Les photos soumises en preuve montrent que le raccordement entre l’unité de climatisation et le système de plomberie ne respectent aucun des schémas présents dans le guide des bonnes pratiques de la Corporation des maîtres mécaniciens en tuyauterie du Québec (CMMTQ). 

Dans l’unité du copropriétaire où le dégât a eu lieu, le plombier du sous-traitant a installé un tuyau réservoir pour recueillir le trop-plein d’eau du climatiseur et un coude à angle de 90 degrés avec des joints de raccord en laiton sur un tuyau de polyéthylène réticulé (PEX) de 3/4 de pouce. Aucun schéma du guide de la CMMTQ ne suggère une telle installation. 

Le guide de la Corporation recommande plutôt un raccord en Y pour conserver la descente de l’eau en pente, après l’installation d’un siphon, et la nécessité de maintenir le diamètre de la tuyauterie à 3/4 de pouce pendant tout le trajet. 

Or, il n’est pas contesté que le dégât d’eau a été causé par un tuyau bouché. Le tuyau réservoir était plein d’eau lors de l’inspection menée par l’architecte et l’entrepreneur général en septembre 2018, soit quelques jours après le dégât d’eau. Le plombier n’a pas contesté le caractère déficient de son installation. 

Les dommages ne correspondent pas à la perte de l’immeuble, car ils n’affectent pas sa solidité, sa stabilité ou sa sécurité, ajoute le tribunal. Certes, le dégât d’eau a causé des dommages à l’appartement du copropriétaire qui ont nécessité la démolition et la reconstruction de parties de murs de gypse, de plinthes et de moulures, de planchers de bois, d’isolant et de quelques structures de bois dans les murs et le plafond. 

Le tribunal constate cependant qu’aucun dommage n’est survenu dans les quatre autres appartements de l’immeuble. Aucune expertise soutenant la destruction éventuelle de l’immeuble n’a été soumise. 

Même s’il y a eu des traces de moisissures, la santé des occupants n’est pas menacée. Les travaux correctifs ont eu lieu à l’été 2021, soit près de trois ans après le sinistre, sans que la sécurité du public ait été en jeu. Cela « ne témoigne pas d’une urgence sécuritaire ou d’une menace de destruction », indique le juge au paragraphe 24.

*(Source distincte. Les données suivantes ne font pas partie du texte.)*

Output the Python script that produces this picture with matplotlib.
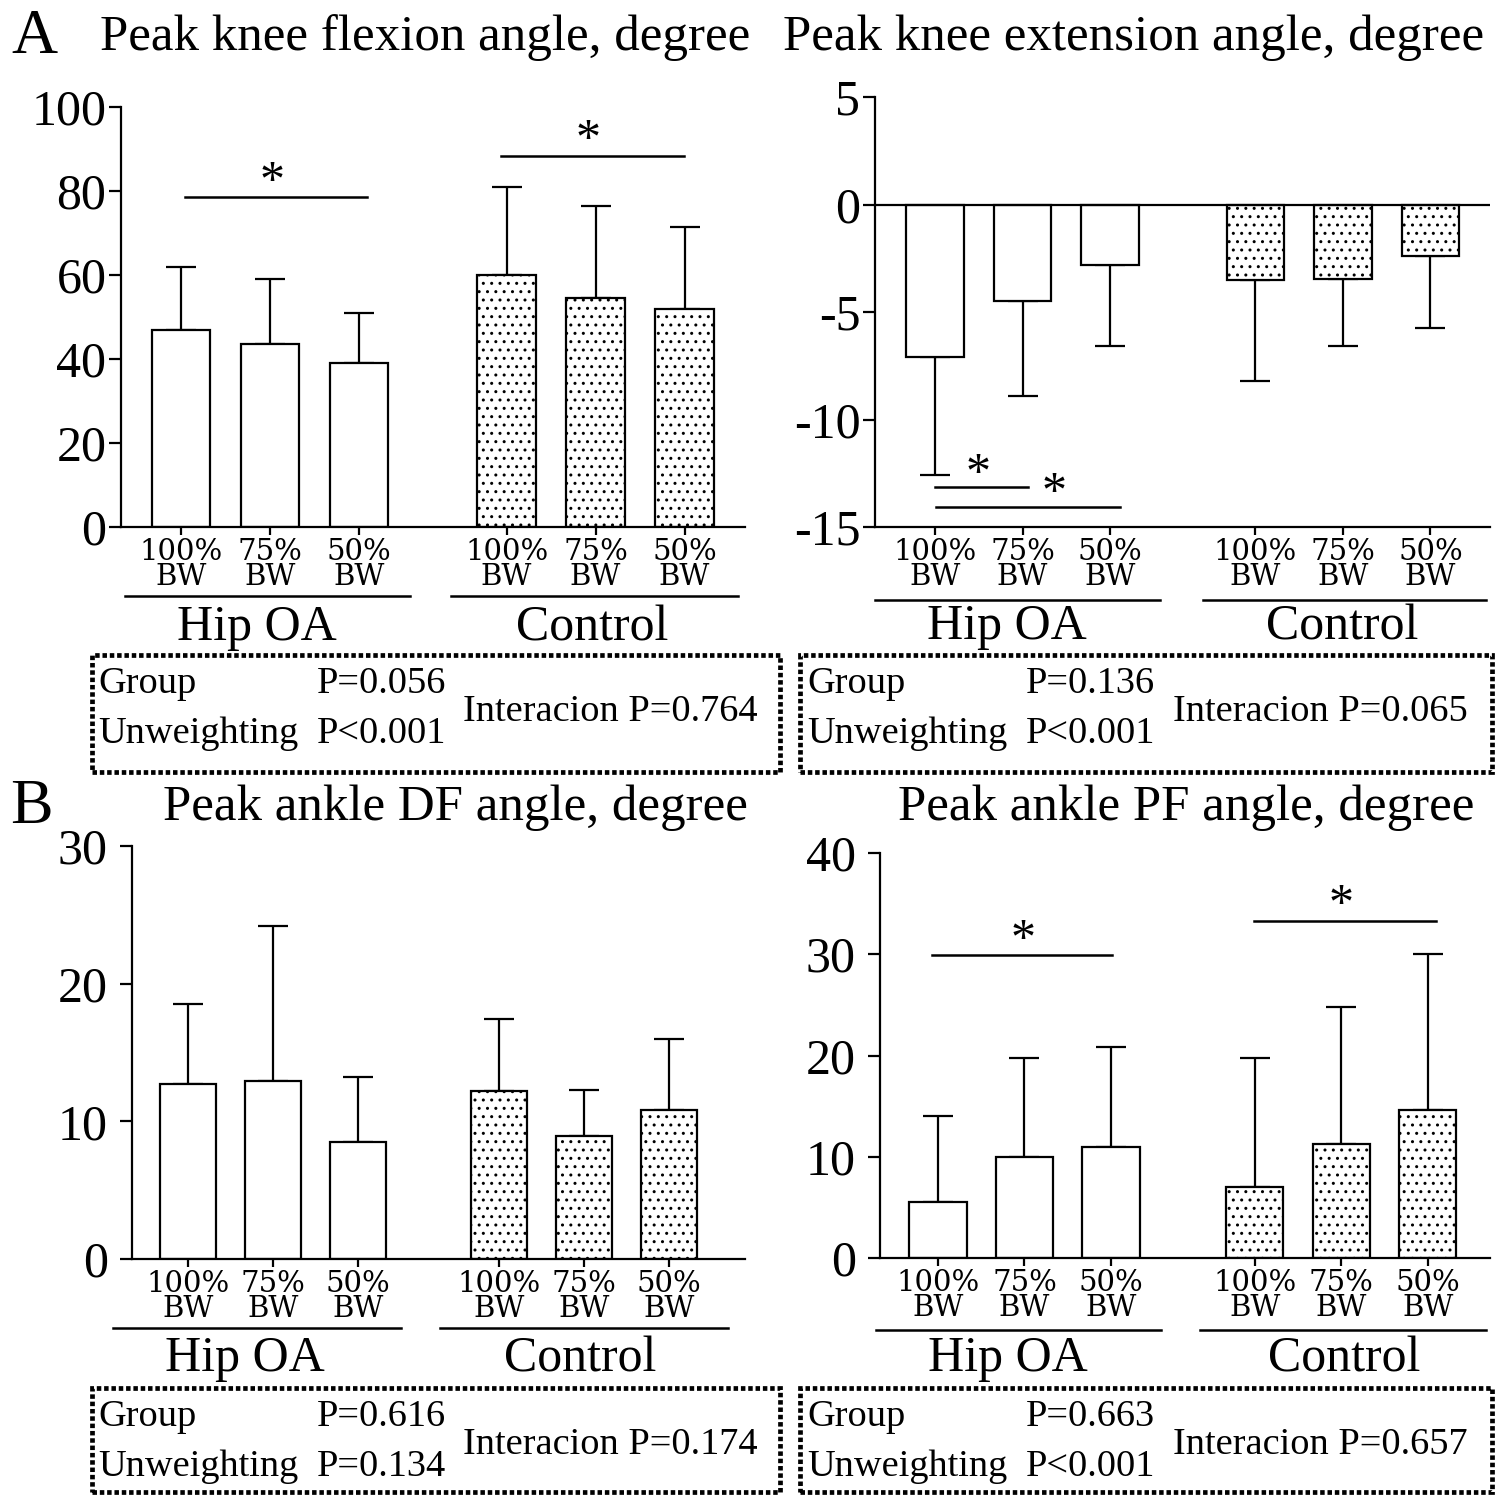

L’immeuble n’est pas impropre à son usage et ne subit pas une diminution importante de sa valeur marchande. En conséquence, le tribunal conclut que les conditions ne sont pas réunies pour appliquer la présomption légale de responsabilité contre le promoteur et son sous-traitant en vertu de l’article 2118 du Code civil.